Under the current NAIC Credit for Reinsurance Model Law & Regulation, in order for U.S. ceding companies to receive reinsurance credit, the reinsurance must either be ceded to U.S. licensed reinsurers or secured by collateral representing 100% of U.S. liabilities for which the credit is recorded.
The revisions, approved unanimously on Sunday during the NAIC's fall meeting at National Harbor, Md., would reduce these reinsurance collateral requirements for non-U.S. licensed reinsurers domiciled in qualified jurisdictions.
Among other things, under the model law, a state would evaluate a reinsurer that applies for certification and would assign a rating based on the evaluation. A certified reinsurer would be required to post collateral in an amount that corresponds with its assigned rating—0%, 10%, 20%, 50%, 75% or 100%—in order for a U.S. ceding insurer to be allowed full credit for the reinsurance ceded. Each state would have the authority to certify reinsurers, or a commissioner would have the authority to recognize the certification issued by another NAIC-accredited state. The NAIC would publish a list of qualified non-U.S. jurisdictions.
The Washington-based Reinsurance Assn. of America welcomed the changes, which had been discussed by the Kansas City, Mo.-based NAIC for years.

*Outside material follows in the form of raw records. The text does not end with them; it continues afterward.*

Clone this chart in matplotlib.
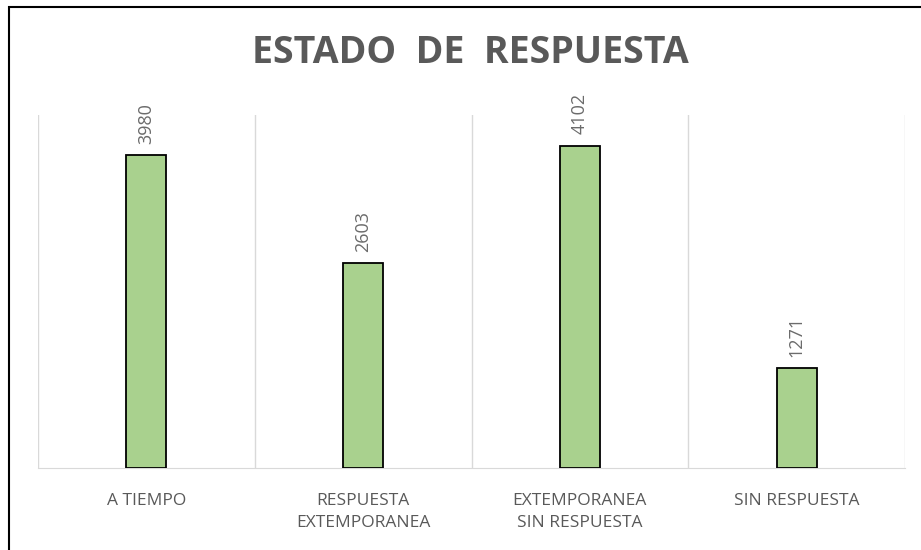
import matplotlib.pyplot as plt
from matplotlib.patches import Rectangle
import numpy as np

categorias = ['A TIEMPO', 'RESPUESTA\nEXTEMPORANEA', 'EXTEMPORANEA\nSIN RESPUESTA', 'SIN RESPUESTA']
valores = [3980, 2603, 4102, 1271]

gris = '#595959'
plt.rcParams['font.family'] = ['Open Sans', 'DejaVu Sans']

fig = plt.figure(figsize=(9.21, 5.5), dpi=100)
ax = fig.add_axes([38/921, 1 - 468/550, 867/921, 353/550])

x = np.arange(len(categorias))
ax.bar(x, valores, width=0.185, color='#a9d18e', edgecolor='black', linewidth=1.3, zorder=3)

for xi, v in zip(x, valores):
    ax.text(xi, v + 140, str(v), rotation=90, ha='center', va='bottom',
            fontsize=13, color='#6b6b6b')

ax.set_xlim(-0.5, len(categorias) - 0.5)
ax.set_ylim(0, 4490)
ax.set_xticks(x)
ax.set_xticklabels(categorias, fontsize=12.5, color=gris, linespacing=1.5)
ax.tick_params(axis='x', length=0, pad=18)
ax.set_yticks([])

# lineas verticales entre categorias
ax.set_xticks(np.arange(-0.5, len(categorias)), minor=True)
ax.tick_params(axis='x', which='minor', length=0)
ax.grid(which='minor', axis='x', color='#d9d9d9', linewidth=1)

for s in ['top', 'right', 'left']:
    ax.spines[s].set_visible(False)
ax.spines['bottom'].set_color('#d9d9d9')

fig.text(470/921, 1 - 53/550, 'ESTADO  DE  RESPUESTA', ha='center', va='center',
         fontsize=27, fontweight='bold', color=gris)

fig.patches.append(Rectangle((9/921, -0.1), 1.1, 1.087, transform=fig.transFigure,
                             fill=False, edgecolor='black', linewidth=1.5, clip_on=False))

plt.savefig('out.png', dpi=100)
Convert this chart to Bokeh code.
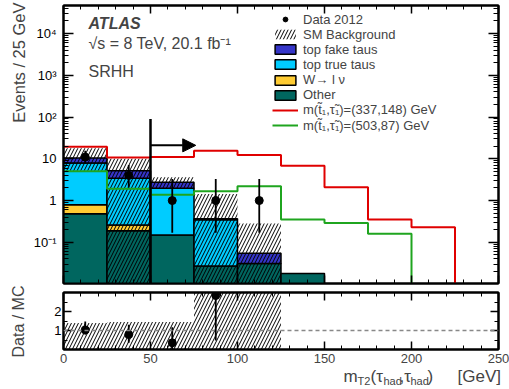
import math
import numpy as np
from bokeh.plotting import figure
from bokeh.models import (Range1d, FixedTicker, SingleIntervalTicker, LinearAxis, LogAxis,
                          Label, Legend, LegendItem, Arrow, NormalHead, Span, CustomJSTickFormatter)
from bokeh.layouts import column, row
from bokeh.embed import file_html
from bokeh.resources import INLINE

FONT = "Liberation Sans"

# ---------------- data ----------------
bin_edges = [0, 25, 50, 75, 100, 125, 150, 175, 200, 225, 250]
x_ticks = [0, 50, 100, 150, 200, 250]

# stacked backgrounds (bins 0-150 GeV)
other    = [0.48, 0.19, 0.15, 0.027, 0.031, 0.018]
wlnu     = [0.31, 0.07, 0.0, 0.0, 0.0, 0.0]
top_true = [7.1, 3.14, 1.81, 0.32, 0.0, 0.0]
top_fake = [2.5, 1.8, 0.79, 0.02, 0.024, 0.0]

# SM background uncertainty band
sm_up   = [18.0, 10.0, 3.6, 1.44, 0.28, 0.0]
sm_down = [5.2, 0.0, 1.9, 0.0, 0.0, 0.0]

# signals
sig1 = [19.4, 10.7, 11.1, 15.5, 12.4, 6.8, 2.08, 0.35, 0.23, 0.0]   # (337,148)
sig2 = [5.0, 1.92, 1.37, 1.67, 2.2, 0.35, 0.29, 0.16, 0.0, 0.0]     # (503,87)

# data
data_x  = [12.5, 37.5, 62.5, 87.5, 112.5]
data_y  = [11, 4, 1, 1, 1]
data_lo = [7.6, 2.05, 0.17, 0.17, 0.17]
data_hi = [15.6, 7.1, 3.3, 3.3, 3.3]

# ratio panel
ratio_x  = [12.5, 37.5, 62.5, 87.5]
ratio_y  = [1.03, 0.79, 0.35, 2.84]
ratio_lo = [0.79, 0.35, 0.0, 0.47]
ratio_hi = [1.48, 1.30, 1.17, 3.5]
ratio_band_lo = [0.0, 0.0, 0.0, 0.0, 0.0]
ratio_band_hi = [1.4, 1.45, 1.45, 3.5, 3.5]

cut_value = 50
cut_line_top = 90
arrow_y = 21
arrow_end = 76

y_major = [0.1, 1, 10, 100, 1000, 10000]
y_labels = {0.1: "10\u207b\u00b9", 1: "1", 10: "10", 100: "10\u00b2", 1000: "10\u00b3", 10000: "10\u2074"}

C_FAKE = "#3535c8"
C_TRUE = "#00ccff"
C_W = "#ffcc33"
C_OTHER = "#00665f"
C_RED = "#e00000"
C_GREEN = "#1fa51f"

YMIN, YMAX = 0.0103, 4.7e4
TINY = 1e-5

# layout (pixels)
STRIP = 30          # left strip holding the rotated axis titles
BL, BR = 33, 11     # borders left/right of the plot frames
FRAME_W = 509 - STRIP - BL - BR
FRAME_H_MAIN = 288 - 5 - 5

BLANK = CustomJSTickFormatter(code="return ''")

# ---------------- helpers ----------------
def style_axis(ax, labels=True, major_in=9, minor_in=5, standoff=6, size="13px"):
    ax.major_tick_in = major_in
    ax.major_tick_out = 0
    ax.minor_tick_in = minor_in
    ax.minor_tick_out = 0
    ax.axis_line_color = "black"
    ax.axis_line_width = 2
    ax.major_tick_line_width = 1.5
    ax.minor_tick_line_width = 1
    ax.major_label_text_font = FONT
    ax.major_label_text_color = "black"
    ax.major_label_standoff = standoff
    ax.major_label_text_font_size = size
    if not labels:
        ax.formatter = BLANK
        ax.major_label_text_font_size = "1px"
        ax.major_label_standoff = 0

def step_xy(edges, vals):
    xs, ys = [], []
    for i, v in enumerate(vals):
        v = v if v > 0 else TINY
        xs += [edges[i], edges[i + 1]]
        ys += [v, v]
    return xs, ys

def plain(fig):
    fig.grid.visible = False
    fig.background_fill_color = "white"
    fig.border_fill_color = "white"

# ---------------- main figure ----------------
p = figure(width=509 - STRIP, height=288, x_range=Range1d(0, 250), y_range=Range1d(YMIN, YMAX),
           y_axis_type="log", output_backend="svg", toolbar_location=None,
           min_border_left=BL, min_border_right=BR, min_border_top=5, min_border_bottom=5)
plain(p)
p.outline_line_color = "black"
p.outline_line_width = 2

xtick = SingleIntervalTicker(interval=50, num_minor_ticks=5)
y_minor = [k * 10.0 ** n for n in range(-2, 5) for k in range(2, 10)]
ytick = FixedTicker(ticks=y_major, minor_ticks=y_minor)

p.xaxis.ticker = xtick
style_axis(p.xaxis[0], labels=False, major_in=8, minor_in=4)
p.yaxis.ticker = ytick
style_axis(p.yaxis[0], labels=True, major_in=10, minor_in=5, standoff=7)
p.yaxis[0].major_label_overrides = y_labels

ax_top = LinearAxis(ticker=xtick)
style_axis(ax_top, labels=False, major_in=8, minor_in=4)
p.add_layout(ax_top, "above")
ax_right = LogAxis(ticker=ytick)
style_axis(ax_right, labels=False, major_in=10, minor_in=5)
p.add_layout(ax_right, "right")

# stacked background
nb = len(other)
left = np.array(bin_edges[:nb], dtype=float)
right = np.array(bin_edges[1:nb + 1], dtype=float)
comps = [("Other", other, C_OTHER), ("W\u2192 l \u03bd", wlnu, C_W),
         ("top true taus", top_true, C_TRUE), ("top fake taus", top_fake, C_FAKE)]
cum = np.zeros(nb)
stack_r = {}
for name, vals, col in comps:
    vals = np.array(vals, dtype=float)
    bottom = np.where(cum > 0, cum, TINY)
    top = cum + vals
    m = vals > 0
    r = p.quad(left=left[m], right=right[m], bottom=bottom[m], top=top[m],
               fill_color=col, line_color="black", line_width=1.5)
    stack_r[name] = r
    cum = top

# SM band hatch
up = np.array(sm_up); dn = np.array(sm_down)
m = up > 0
sm_r = p.quad(left=left[m], right=right[m], bottom=np.where(dn > 0, dn, TINY)[m], top=up[m],
              fill_color=None, line_color=None, hatch_pattern="/", hatch_color="black",
              hatch_scale=7, hatch_weight=1)

# signals
xs1, ys1 = step_xy(bin_edges, sig1)
r_sig1 = p.line(xs1, ys1, line_color=C_RED, line_width=2)
xs2, ys2 = step_xy(bin_edges, sig2)
r_sig2 = p.line(xs2, ys2, line_color=C_GREEN, line_width=2)

# cut line and arrow
p.segment(x0=[cut_value], y0=[TINY], x1=[cut_value], y1=[cut_line_top], line_color="black", line_width=2.5)
p.add_layout(Arrow(x_start=cut_value, y_start=arrow_y, x_end=arrow_end, y_end=arrow_y,
                   line_width=2, line_color="black",
                   end=NormalHead(size=13, fill_color="black", line_color="black")))

# data
p.segment(x0=data_x, y0=data_lo, x1=data_x, y1=data_hi, line_color="black", line_width=1.8)
r_data = p.scatter(data_x, data_y, size=8, color="black")

# legend: one single-entry legend per row so that the row pitch matches
legend_entries = [
    ("Data 2012", r_data),
    ("SM Background", sm_r),
    ("top fake taus", stack_r["top fake taus"]),
    ("top true taus", stack_r["top true taus"]),
    ("W\u2192 l \u03bd", stack_r["W\u2192 l \u03bd"]),
    ("Other", stack_r["Other"]),
    ("m(t\u0303\u2081,\u03c4\u0303\u2081)=(337,148) GeV", r_sig1),
    ("m(t\u0303\u2081,\u03c4\u0303\u2081)=(503,87) GeV", r_sig2),
]
ROW0, PITCH, ITEM_H = 14.0, 15.14, 15.1
for i, (lab, rend) in enumerate(legend_entries):
    centre_from_top = ROW0 + PITCH * i
    vy = FRAME_H_MAIN - centre_from_top - ITEM_H / 2
    p.add_layout(Legend(items=[LegendItem(label=lab, renderers=[rend])], location=(209, vy),
                        padding=0, margin=0, spacing=0, label_height=12, glyph_height=12,
                        glyph_width=26, label_standoff=5, border_line_color=None,
                        background_fill_alpha=0, label_text_font=FONT,
                        label_text_font_size="13px", label_text_baseline="middle"))

# text labels inside the frame
p.add_layout(Label(x=25, y=260, x_units="screen", y_units="screen", text="ATLAS",
                   text_font=FONT, text_font_style="bold italic", text_font_size="16px",
                   text_baseline="middle"))
p.add_layout(Label(x=25, y=240, x_units="screen", y_units="screen",
                   text="\u221as = 8 TeV, 20.1 fb\u207b\u00b9",
                   text_font=FONT, text_font_size="16px", text_baseline="middle"))
p.add_layout(Label(x=25, y=212, x_units="screen", y_units="screen", text="SRHH",
                   text_font=FONT, text_font_size="16px", text_baseline="middle"))

# ---------------- ratio figure ----------------
q = figure(width=509 - STRIP, height=63, x_range=p.x_range, y_range=Range1d(0, 3.0),
           output_backend="svg", toolbar_location=None,
           min_border_left=BL, min_border_right=BR, min_border_top=4, min_border_bottom=2)
plain(q)
q.outline_line_color = "black"
q.outline_line_width = 2

qytick = FixedTicker(ticks=[1, 2], minor_ticks=[0.5, 1.5, 2.5])
q.xaxis.ticker = xtick
style_axis(q.xaxis[0], labels=False, major_in=8, minor_in=4)
q.yaxis.ticker = qytick
style_axis(q.yaxis[0], labels=True, major_in=8, minor_in=4, standoff=2, size="13px")
qa_top = LinearAxis(ticker=xtick)
style_axis(qa_top, labels=False, major_in=8, minor_in=4)
q.add_layout(qa_top, "above")
qa_right = LinearAxis(ticker=qytick)
style_axis(qa_right, labels=False, major_in=8, minor_in=4)
q.add_layout(qa_right, "right")

nr = len(ratio_band_hi)
q.quad(left=bin_edges[:nr], right=bin_edges[1:nr + 1], bottom=ratio_band_lo, top=ratio_band_hi,
       fill_color=None, line_color=None, hatch_pattern="/", hatch_color="black",
       hatch_scale=7, hatch_weight=1)
q.add_layout(Span(location=1, dimension="width", line_color="#888888", line_dash="4 3", line_width=1.5))
q.segment(x0=ratio_x, y0=ratio_lo, x1=ratio_x, y1=ratio_hi, line_color="black", line_width=1.8)
q.scatter(ratio_x, ratio_y, size=8, color="black")

# ---------------- x tick labels + x title strip ----------------
k = 250.0 / FRAME_W
xl = figure(width=509 - STRIP, height=38, x_range=Range1d(-BL * k, 250 + BR * k), y_range=Range1d(0, 1),
            output_backend="svg", toolbar_location=None, x_axis_location=None, y_axis_location=None,
            min_border_left=0, min_border_right=0, min_border_top=0, min_border_bottom=0,
            frame_align=False)
plain(xl)
xl.outline_line_color = None
for t in x_ticks:
    xl.add_layout(Label(x=t, y=31, x_units="data", y_units="screen", text=str(t),
                        text_font=FONT, text_font_size="13px", text_align="center",
                        text_baseline="middle"))
pieces = [("m", 313, 13, "17px"), ("T2", 327, 9, "11px"), ("(\u03c4", 340, 13, "17px"),
          ("had", 353, 9, "11px"), (",\u03c4", 369, 13, "17px"), ("had", 380, 9, "11px"),
          (")", 397, 13, "17px"), ("[GeV]", 427, 13, "17px")]
for txt, lx, ly, fs in pieces:
    xl.add_layout(Label(x=lx, y=ly, x_units="screen", y_units="screen", text=txt,
                        text_font=FONT, text_font_size=fs, text_baseline="alphabetic"))

# ---------------- left strip with rotated titles ----------------
yl = figure(width=STRIP, height=389, x_range=Range1d(0, 1), y_range=Range1d(0, 1),
            output_backend="svg", toolbar_location=None, x_axis_location=None, y_axis_location=None,
            min_border_left=0, min_border_right=0, min_border_top=0, min_border_bottom=0,
            frame_align=False)
plain(yl)
yl.outline_line_color = None
yl.add_layout(Label(x=18, y=387, x_units="screen", y_units="screen", text="Events / 25 GeV",
                    angle=math.pi / 2, text_align="right", text_baseline="middle",
                    text_font=FONT, text_font_size="16.5px"))
yl.add_layout(Label(x=18, y=68, x_units="screen", y_units="screen", text="Data / MC",
                    angle=math.pi / 2, text_align="center", text_baseline="middle",
                    text_font=FONT, text_font_size="16px"))

layout = row(yl, column(p, q, xl, spacing=0), spacing=0)
open("out.html", "w").write(file_html(layout, INLINE))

“The RAA commends the NAIC for unanimously passing the credit for reinsurance model law changes,” said RAA President Frank Nutter in a statement. “Modernization of reinsurance regulation, including collateral reform, is necessary, and we applaud the NAIC for taking this important step. We look forward to working with the NAIC as they implement these changes and continue to review other areas for possible improvements.”